El nombre del camarero que cometió aquella rentable hamartía ha quedado ignoto y ya no manera de enterarse de cómo se llamaba. Pero nos apostamos cualquier cosa a que su apellido tenía muchas menos vocales que consonantes.
Otras anécdotas relacionadas
La historia del café encierra otras muchas anécdotas curiosas y divertidas, pero como resulta que nosotros las ignoramos completamente, pues no se las podemos contar, con lo que nos vemos en la imperiosa necesidad de dejar en blanco esta sección.
Moraleja y cierre
Aunque la Historia nos enseña que nadie aprende nunca nada nunca de la Historia, parece que se tiene la obligación de hacerlo, por lo que haremos una breve reflexión sobre el posible simbolismo del café con leche, que nos hace pensar de inmediato en antropologismos sobre el mestizaje.
Los indoeuropeos eran pastores y ganaderos. Eran un pueblo nómada que iba de acá para allá en busca de pastos para sus vacas. La leche, blanca, era su principal alimento así como sus derivados: yogur, mantequilla... Pero principalmente la leche.
Y por otra parte tenemos el café, oscuro y caliente, originario de Asia Menor, luego cultivado en África y Sudamérica.
Hubo uno —como ya hemos visto— que los mezcló inadvertidamente e inventó el brebaje con el que muchos disfrutamos. Hasta ahí todo iba bien.
Sólo que ahora han surgido (o resurgido) en nuestra sociedad algunas voces lechíticas o anticaféticas, como se quiera, que dicen que la leche blanca es cosa nuestra de toda la vida y que nada tiene que ganar mezclándose con bebidas oscuras que llegan de África.
Consideran que el café va a quitarle el puesto a la leche en nuestros desayunos y meriendas autóctonos. El café colapsa nuestros bares y le priva a la leche una oportunidad de beneficiarse de la sed de las gentes.
Por ello propugnan la restricción de la entrada del café en el país y su inserción definitiva en nuestra culinaria.

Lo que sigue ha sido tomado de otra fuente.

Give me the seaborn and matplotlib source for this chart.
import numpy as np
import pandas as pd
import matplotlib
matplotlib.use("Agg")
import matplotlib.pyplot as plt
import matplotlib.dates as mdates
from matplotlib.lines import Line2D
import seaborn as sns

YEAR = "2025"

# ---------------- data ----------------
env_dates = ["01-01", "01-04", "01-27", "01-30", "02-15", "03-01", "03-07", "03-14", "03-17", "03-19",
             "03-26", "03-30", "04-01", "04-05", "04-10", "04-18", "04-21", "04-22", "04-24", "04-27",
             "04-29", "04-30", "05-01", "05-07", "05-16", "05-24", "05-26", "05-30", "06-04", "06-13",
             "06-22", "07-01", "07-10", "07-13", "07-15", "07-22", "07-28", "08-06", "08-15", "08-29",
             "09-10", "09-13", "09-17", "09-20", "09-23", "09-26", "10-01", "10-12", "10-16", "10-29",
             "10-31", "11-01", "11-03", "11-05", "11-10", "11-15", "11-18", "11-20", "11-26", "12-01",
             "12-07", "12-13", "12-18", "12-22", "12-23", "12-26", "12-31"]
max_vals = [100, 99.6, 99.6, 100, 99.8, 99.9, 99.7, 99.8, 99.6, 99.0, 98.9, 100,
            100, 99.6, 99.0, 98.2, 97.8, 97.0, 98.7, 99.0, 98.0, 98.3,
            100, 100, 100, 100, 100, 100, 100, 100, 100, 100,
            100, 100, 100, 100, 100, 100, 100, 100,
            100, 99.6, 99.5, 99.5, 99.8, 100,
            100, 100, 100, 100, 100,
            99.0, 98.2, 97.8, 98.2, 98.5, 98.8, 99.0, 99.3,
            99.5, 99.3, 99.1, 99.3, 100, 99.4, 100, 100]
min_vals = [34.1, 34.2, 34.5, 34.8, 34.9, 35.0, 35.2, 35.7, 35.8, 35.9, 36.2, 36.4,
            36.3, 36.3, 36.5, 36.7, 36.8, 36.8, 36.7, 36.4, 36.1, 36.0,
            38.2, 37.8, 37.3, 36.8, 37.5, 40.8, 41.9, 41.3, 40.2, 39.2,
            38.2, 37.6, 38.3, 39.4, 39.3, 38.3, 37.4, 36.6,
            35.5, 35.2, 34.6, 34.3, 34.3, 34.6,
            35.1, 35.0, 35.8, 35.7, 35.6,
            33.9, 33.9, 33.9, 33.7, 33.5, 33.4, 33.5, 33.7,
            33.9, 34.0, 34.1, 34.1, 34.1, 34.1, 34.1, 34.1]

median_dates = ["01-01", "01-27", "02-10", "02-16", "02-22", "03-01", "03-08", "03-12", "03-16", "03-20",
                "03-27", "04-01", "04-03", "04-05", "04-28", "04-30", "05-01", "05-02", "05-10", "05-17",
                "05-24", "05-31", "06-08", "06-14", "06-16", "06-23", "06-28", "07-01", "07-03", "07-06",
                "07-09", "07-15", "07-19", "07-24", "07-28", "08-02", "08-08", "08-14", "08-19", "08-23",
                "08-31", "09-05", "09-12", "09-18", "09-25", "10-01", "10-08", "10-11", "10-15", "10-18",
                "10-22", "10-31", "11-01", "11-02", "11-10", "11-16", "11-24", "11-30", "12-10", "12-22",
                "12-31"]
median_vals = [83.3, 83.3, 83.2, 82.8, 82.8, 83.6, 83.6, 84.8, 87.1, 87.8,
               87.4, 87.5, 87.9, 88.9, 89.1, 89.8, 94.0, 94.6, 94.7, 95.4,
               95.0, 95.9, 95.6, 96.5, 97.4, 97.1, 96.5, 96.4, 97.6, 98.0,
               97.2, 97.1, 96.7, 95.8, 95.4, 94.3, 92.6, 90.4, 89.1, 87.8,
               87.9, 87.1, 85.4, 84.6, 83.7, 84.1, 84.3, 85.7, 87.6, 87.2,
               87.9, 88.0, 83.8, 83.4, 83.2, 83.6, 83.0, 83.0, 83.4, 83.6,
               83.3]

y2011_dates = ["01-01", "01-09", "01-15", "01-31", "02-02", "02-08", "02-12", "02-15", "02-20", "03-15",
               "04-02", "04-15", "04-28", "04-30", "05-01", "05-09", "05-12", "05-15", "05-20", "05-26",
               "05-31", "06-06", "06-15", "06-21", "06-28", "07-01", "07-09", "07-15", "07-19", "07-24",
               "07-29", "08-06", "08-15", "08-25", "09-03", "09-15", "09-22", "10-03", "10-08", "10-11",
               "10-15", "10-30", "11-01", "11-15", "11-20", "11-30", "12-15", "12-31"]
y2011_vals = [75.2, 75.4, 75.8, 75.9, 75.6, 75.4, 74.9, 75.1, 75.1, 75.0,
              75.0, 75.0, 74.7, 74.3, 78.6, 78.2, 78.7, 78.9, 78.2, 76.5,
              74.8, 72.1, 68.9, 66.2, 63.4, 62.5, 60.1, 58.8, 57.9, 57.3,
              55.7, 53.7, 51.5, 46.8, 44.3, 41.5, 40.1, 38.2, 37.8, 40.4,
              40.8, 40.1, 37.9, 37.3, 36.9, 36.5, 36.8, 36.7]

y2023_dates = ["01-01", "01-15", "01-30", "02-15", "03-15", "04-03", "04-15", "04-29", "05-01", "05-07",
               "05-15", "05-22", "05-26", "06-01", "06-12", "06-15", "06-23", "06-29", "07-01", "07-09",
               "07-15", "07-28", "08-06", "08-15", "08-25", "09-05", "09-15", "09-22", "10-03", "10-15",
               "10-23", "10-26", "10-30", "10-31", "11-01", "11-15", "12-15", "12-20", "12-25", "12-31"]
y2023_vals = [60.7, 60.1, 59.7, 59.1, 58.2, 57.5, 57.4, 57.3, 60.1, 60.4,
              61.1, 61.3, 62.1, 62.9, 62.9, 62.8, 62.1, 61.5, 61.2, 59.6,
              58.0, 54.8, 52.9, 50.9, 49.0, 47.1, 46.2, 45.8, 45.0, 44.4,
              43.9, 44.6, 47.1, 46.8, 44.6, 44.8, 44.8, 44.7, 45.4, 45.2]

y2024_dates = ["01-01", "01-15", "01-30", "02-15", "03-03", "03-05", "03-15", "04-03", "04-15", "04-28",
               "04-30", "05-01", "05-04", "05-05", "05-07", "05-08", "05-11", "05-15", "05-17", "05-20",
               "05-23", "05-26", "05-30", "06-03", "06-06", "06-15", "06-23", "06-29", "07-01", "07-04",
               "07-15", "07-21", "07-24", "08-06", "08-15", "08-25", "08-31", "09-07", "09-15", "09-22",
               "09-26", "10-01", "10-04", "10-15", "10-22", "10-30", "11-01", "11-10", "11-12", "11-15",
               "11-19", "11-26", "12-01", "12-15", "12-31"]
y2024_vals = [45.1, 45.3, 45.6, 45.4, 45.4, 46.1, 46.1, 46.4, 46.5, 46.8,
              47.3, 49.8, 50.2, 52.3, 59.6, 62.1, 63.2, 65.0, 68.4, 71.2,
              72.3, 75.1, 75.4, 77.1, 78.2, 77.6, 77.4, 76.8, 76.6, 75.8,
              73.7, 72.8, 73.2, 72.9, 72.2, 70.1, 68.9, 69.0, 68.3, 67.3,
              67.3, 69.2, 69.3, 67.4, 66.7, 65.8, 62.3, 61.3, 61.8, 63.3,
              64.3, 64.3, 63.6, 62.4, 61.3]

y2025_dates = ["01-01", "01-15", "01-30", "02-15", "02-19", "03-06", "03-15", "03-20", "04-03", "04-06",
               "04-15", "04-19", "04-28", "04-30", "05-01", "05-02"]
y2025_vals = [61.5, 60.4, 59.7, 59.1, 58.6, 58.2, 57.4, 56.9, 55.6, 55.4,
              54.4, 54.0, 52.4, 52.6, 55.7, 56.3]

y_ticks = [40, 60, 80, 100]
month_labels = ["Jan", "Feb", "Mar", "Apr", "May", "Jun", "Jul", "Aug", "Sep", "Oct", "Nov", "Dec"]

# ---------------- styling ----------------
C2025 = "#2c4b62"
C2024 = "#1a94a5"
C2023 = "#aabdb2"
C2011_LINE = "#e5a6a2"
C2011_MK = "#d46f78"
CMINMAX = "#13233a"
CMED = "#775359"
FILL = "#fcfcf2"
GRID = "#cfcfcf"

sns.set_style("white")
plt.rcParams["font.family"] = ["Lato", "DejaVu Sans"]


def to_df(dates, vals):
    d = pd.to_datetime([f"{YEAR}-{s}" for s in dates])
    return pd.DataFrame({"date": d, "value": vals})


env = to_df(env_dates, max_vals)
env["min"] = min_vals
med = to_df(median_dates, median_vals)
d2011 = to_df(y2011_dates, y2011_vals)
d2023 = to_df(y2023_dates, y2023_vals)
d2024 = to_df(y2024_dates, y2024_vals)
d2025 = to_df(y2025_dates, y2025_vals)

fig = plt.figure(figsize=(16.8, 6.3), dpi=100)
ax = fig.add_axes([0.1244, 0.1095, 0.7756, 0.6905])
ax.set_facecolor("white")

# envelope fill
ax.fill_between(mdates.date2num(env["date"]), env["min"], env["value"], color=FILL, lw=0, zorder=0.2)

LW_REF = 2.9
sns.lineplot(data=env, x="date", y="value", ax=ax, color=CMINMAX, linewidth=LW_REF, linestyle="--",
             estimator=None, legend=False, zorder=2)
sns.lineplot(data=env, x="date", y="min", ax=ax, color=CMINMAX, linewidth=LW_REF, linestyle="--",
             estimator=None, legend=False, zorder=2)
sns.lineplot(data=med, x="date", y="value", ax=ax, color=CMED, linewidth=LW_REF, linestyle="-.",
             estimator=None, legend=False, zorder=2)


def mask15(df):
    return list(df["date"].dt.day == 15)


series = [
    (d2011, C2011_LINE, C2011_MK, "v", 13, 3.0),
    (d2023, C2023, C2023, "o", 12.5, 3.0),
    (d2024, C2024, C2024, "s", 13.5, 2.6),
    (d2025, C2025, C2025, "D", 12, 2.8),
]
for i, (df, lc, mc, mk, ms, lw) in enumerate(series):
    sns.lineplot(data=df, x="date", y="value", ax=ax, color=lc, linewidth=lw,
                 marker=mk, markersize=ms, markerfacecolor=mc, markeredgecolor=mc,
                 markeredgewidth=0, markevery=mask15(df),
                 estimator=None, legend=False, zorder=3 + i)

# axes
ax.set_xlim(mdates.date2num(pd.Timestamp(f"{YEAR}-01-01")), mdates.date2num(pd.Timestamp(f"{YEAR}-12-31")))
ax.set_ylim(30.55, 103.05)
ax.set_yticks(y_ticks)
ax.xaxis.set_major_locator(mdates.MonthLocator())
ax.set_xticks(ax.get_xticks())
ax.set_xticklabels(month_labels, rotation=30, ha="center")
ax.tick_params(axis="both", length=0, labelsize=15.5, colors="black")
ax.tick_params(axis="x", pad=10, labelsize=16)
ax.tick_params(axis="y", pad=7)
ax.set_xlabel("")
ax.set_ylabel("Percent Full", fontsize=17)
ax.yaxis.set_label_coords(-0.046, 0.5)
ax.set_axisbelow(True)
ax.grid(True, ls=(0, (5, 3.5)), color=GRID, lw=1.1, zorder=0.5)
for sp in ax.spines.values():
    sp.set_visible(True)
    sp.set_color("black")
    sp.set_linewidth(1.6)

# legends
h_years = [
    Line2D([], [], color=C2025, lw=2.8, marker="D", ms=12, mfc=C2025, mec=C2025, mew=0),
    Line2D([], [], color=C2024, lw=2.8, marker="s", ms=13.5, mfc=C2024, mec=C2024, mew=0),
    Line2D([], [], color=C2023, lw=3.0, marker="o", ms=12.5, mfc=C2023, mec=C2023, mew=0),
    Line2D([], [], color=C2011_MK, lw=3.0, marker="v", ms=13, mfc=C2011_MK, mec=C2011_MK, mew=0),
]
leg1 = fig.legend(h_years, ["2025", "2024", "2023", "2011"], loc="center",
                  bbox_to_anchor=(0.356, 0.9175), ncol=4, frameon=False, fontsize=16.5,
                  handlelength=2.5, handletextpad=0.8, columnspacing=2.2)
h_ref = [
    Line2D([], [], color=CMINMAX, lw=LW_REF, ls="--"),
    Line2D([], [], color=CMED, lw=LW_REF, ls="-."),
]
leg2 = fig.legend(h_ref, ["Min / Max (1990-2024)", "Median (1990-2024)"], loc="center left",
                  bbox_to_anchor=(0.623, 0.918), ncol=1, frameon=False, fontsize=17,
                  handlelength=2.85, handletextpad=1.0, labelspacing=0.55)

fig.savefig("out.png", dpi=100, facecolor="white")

Pero olvidan (o no quieren ver) dos realidades fundamentales:
Primero: que el café con leche no se puede desmezclar, se pongan como se pongan, porque su fusión es ya una parte de nosotros.

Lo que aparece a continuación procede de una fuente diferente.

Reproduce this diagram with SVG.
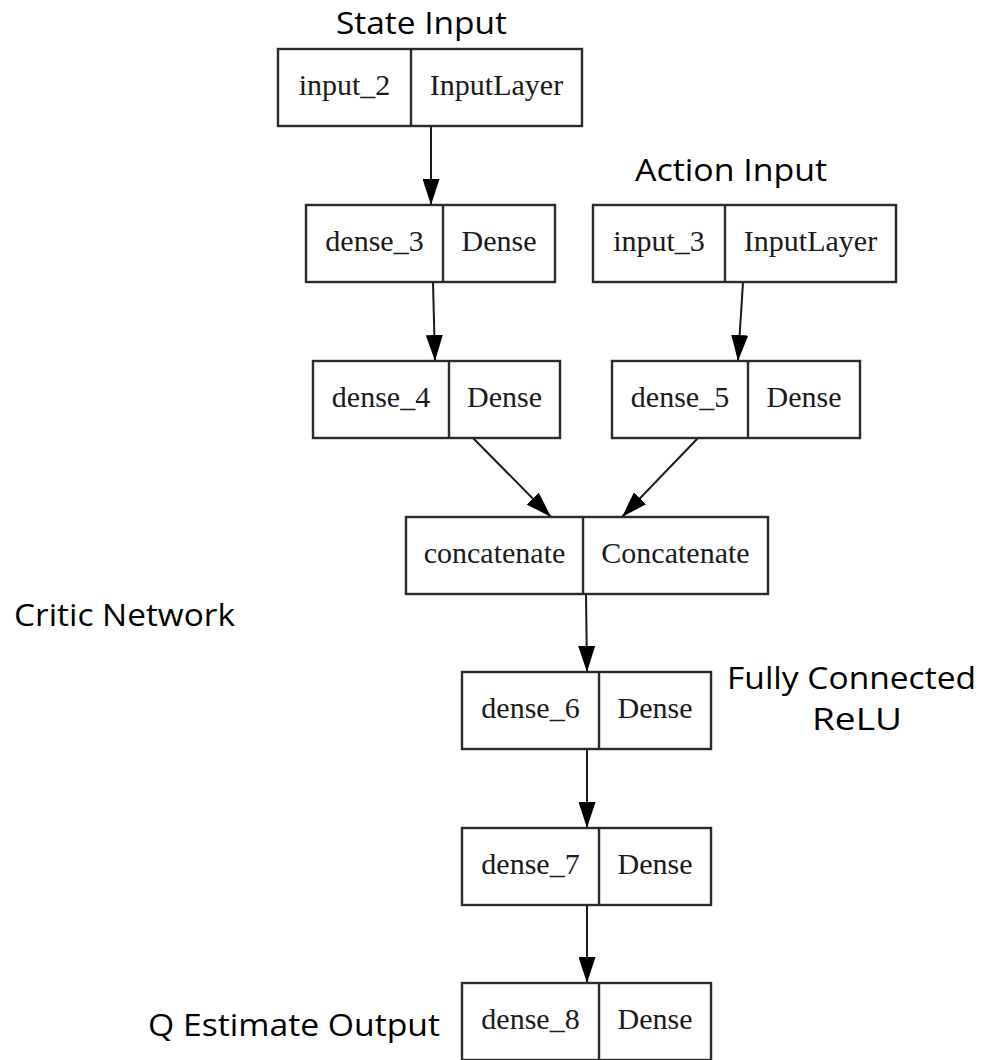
<svg xmlns="http://www.w3.org/2000/svg" width="997" height="1060" viewBox="0 0 997 1060">
  <defs>
    <style>
      .box { fill: #ffffff; stroke: #2b2b2b; stroke-width: 2.4; }
      .div { stroke: #2b2b2b; stroke-width: 2.4; }
      .lbl { font-family: "Liberation Serif", "Times New Roman", serif; font-size: 30px; fill: #1a1a1a; text-anchor: middle; }
      .note { font-family: "Open Sans", "Noto Sans", sans-serif; font-size: 31px; fill: #000000; }
      .edge { fill: none; stroke: #1a1a1a; stroke-width: 2; marker-end: url(#head); }
    </style>
    <marker id="head" viewBox="0 0 26 17" refX="26" refY="8.5" markerWidth="26" markerHeight="17" markerUnits="userSpaceOnUse" orient="auto">
      <path d="M0,0 L26,8.5 L0,17 z" fill="#000000"/>
    </marker>
  </defs>
  <rect width="997" height="1060" fill="#ffffff"/>

  <!-- side annotations -->
  <g id="annotations">
    <text class="note" x="336" y="34" textLength="171" lengthAdjust="spacingAndGlyphs">State Input</text>
    <text class="note" x="635" y="181" textLength="192" lengthAdjust="spacingAndGlyphs">Action Input</text>
    <text class="note" x="14" y="626" textLength="221" lengthAdjust="spacingAndGlyphs">Critic Network</text>
    <text class="note" x="727" y="689" textLength="249" lengthAdjust="spacingAndGlyphs">Fully Connected</text>
    <text class="note" x="812" y="730" textLength="90" lengthAdjust="spacingAndGlyphs">ReLU</text>
    <text class="note" x="148" y="1036" textLength="292" lengthAdjust="spacingAndGlyphs">Q Estimate Output</text>
  </g>

  <!-- connectors -->
  <g id="connectors">
    <line class="edge" x1="431" y1="126" x2="431" y2="205"/>
    <line class="edge" x1="433" y1="282" x2="435" y2="361"/>
    <line class="edge" x1="743" y1="282" x2="738" y2="361"/>
    <line class="edge" x1="473" y1="438" x2="551" y2="517"/>
    <line class="edge" x1="698" y1="438" x2="622" y2="517"/>
    <line class="edge" x1="586" y1="594" x2="587" y2="672"/>
    <line class="edge" x1="587" y1="749" x2="587" y2="828"/>
    <line class="edge" x1="587" y1="905" x2="587" y2="983"/>
  </g>

  <!-- layer nodes -->
  <g id="input_2">
    <rect class="box" x="278" y="49" width="304" height="77"/>
    <line class="div" x1="411" y1="49" x2="411" y2="126"/>
    <text class="lbl" x="344.5" y="95">input_2</text>
    <text class="lbl" x="496.5" y="95">InputLayer</text>
  </g>
  <g id="dense_3">
    <rect class="box" x="306" y="205" width="249" height="77"/>
    <line class="div" x1="443" y1="205" x2="443" y2="282"/>
    <text class="lbl" x="374.5" y="251">dense_3</text>
    <text class="lbl" x="499" y="251">Dense</text>
  </g>
  <g id="input_3">
    <rect class="box" x="593" y="205" width="303" height="77"/>
    <line class="div" x1="725" y1="205" x2="725" y2="282"/>
    <text class="lbl" x="659" y="251">input_3</text>
    <text class="lbl" x="810.5" y="251">InputLayer</text>
  </g>
  <g id="dense_4">
    <rect class="box" x="313" y="361" width="247" height="77"/>
    <line class="div" x1="449" y1="361" x2="449" y2="438"/>
    <text class="lbl" x="381" y="407">dense_4</text>
    <text class="lbl" x="504.5" y="407">Dense</text>
  </g>
  <g id="dense_5">
    <rect class="box" x="612" y="361" width="248" height="77"/>
    <line class="div" x1="748" y1="361" x2="748" y2="438"/>
    <text class="lbl" x="680" y="407">dense_5</text>
    <text class="lbl" x="804" y="407">Dense</text>
  </g>
  <g id="concatenate">
    <rect class="box" x="406" y="517" width="362" height="77"/>
    <line class="div" x1="583" y1="517" x2="583" y2="594"/>
    <text class="lbl" x="494.5" y="563">concatenate</text>
    <text class="lbl" x="675.5" y="563">Concatenate</text>
  </g>
  <g id="dense_6">
    <rect class="box" x="462" y="672" width="249" height="77"/>
    <line class="div" x1="599" y1="672" x2="599" y2="749"/>
    <text class="lbl" x="530.5" y="718">dense_6</text>
    <text class="lbl" x="655" y="718">Dense</text>
  </g>
  <g id="dense_7">
    <rect class="box" x="462" y="828" width="249" height="77"/>
    <line class="div" x1="599" y1="828" x2="599" y2="905"/>
    <text class="lbl" x="530.5" y="874">dense_7</text>
    <text class="lbl" x="655" y="874">Dense</text>
  </g>
  <g id="dense_8">
    <rect class="box" x="462" y="983" width="249" height="77"/>
    <line class="div" x1="599" y1="983" x2="599" y2="1060"/>
    <text class="lbl" x="530.5" y="1029">dense_8</text>
    <text class="lbl" x="655" y="1029">Dense</text>
  </g>
</svg>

Y segundo: que su unión es altamente deseable, porque tanto un líquido como el otro saben mejor mezclados.
[1] ‘Abadaba’: tercera persona del pretérito imperfecto del verbo ‘abadar’, que viene a significar «hacer lo que sea que suelen hacer los abades». Nos gustaría mucho que el vocabulario de nuestros lectores fuera más amplio para no tener que ir explicando las cosas, lo cual resulta una pesadez.
[2] Pedimos humildemente perdón a los lectores por este chiste tan malo que Gallud Jardiel se ha empeñado en meter aquí. (Nota del editor.)